Historians of the ancient economy have long been occupied in an ongoing debate concerning its nature, a debate that until the last decade or so was dominated by the dichotomy between 'primitivists' and 'modernists'. Only recently has this begun to evolve into a more qualitative analysis. In several articles in this collection, Octavian Bounegru favors a more modernist interpretation of the Roman economy. One example is the article 'Trafiquants et armateurs de Nicomedie dans la Mediterranée à l'époque romaine' (17-26) from 2006, in which Bounegru describes the evidence for long-distance trading activities of the merchant organizations of that Bithynian city. Although their presence in many harbors within the eastern Mediterranean and northwest Pontic area has been recognized for many years by other scholars, Bounegru demonstrates that this 'polarisation' was not absolute. He cites epigraphic evidence of their activities in Italian ports also, such as Ostia and Ravenna, and evidence of their cargoes such as marble and grain to further illustrate these linkages.
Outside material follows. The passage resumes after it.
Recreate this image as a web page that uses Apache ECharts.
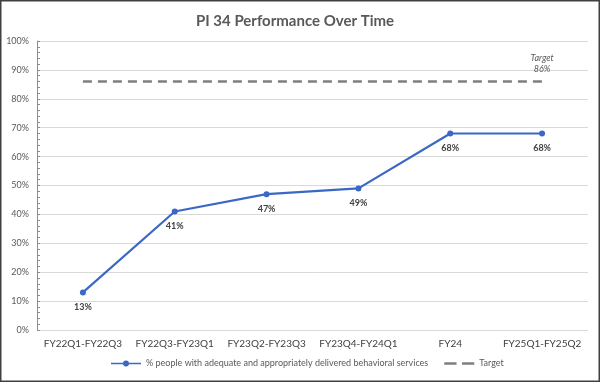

Bounegru dismisses older, Finleyesque views that minimized the importance of commerce in the Roman economic world, and looks instead to recent studies of the Mediterranean such as Horden and Purcell's The Corrupting Sea, citing their emphasis on the ["maritime connectivity of microregions"] (26).

This is a good introduction to the ideas and ongoing investigations of Octavian Bounegru, yet there are some issues with this book that unfortunately present obstacles to the reader. While the articles in German are of a fair quality, the pieces in French are not always fully clear in terms of argumentation. The problem is even more acute for the articles written in English, which at times are very difficult to follow. The problem is especially severe in the article entitled 'Pottery Industry from Pergamon in the Late Hellenistic Period: a Structural Approach' (87-96). The author describes herein two types of ceramic production centers, a ["nucleated workshop industry"] and a ["dispersed manufactory"], and states that it is ["almost impossible"] to tell them apart archaeologically (93). However, in the next paragraph, it is stated that the first of these two types ["must be considered as a general model of organization of the production in this period"].

Another problematic piece is 'The Augustan Economy: a Core-Periphery Model' (27-32). Bounegru speaks here of a bipolar configuration between that of the Hellenistic-style merchants' organizations in the eastern Mediterranean, and that of the Roman West, described as one of ["greater mobility and a more strict control by the state over transport activities"]. Bounegru states that the former were ["restricted...especially to the west-Pontic and Aegean regions"], but in the next paragraph contradicts this statement by stating that there is epigraphic evidence for their long-distance involvements. Bounegru distinguishes the parallel developments of the earlier, eastern terra sigillata production centers from those that developed the following century in Italy, but then posits their integration by the end of the Augustan period, in a ["unification of the pottery production, and...by interaction between the great production centres"], without full or detailed explanation (31). It is difficult to tell if these are errors of interpretation, or simply signs of a lack of linguistic clarity, but more careful editing might have avoided such problems.

The work contains a number of helpful illustrations and photographs. Examples include excavation photographs of the pottery workshop at Pergamon-Ketios and drawings of terra sigillata found there, as well as line drawings of mosaics from various locations in the Roman world that depict amphora-transporting vessels.

Overall, this is a fine presentation of the fruits of many years of work, uncovering great complexity in an important economic region of the Roman world. Although mainly of interest to specialists in the Roman economy, its wide-ranging discussion of different types of evidence gives it value to more than one scholarly specialization.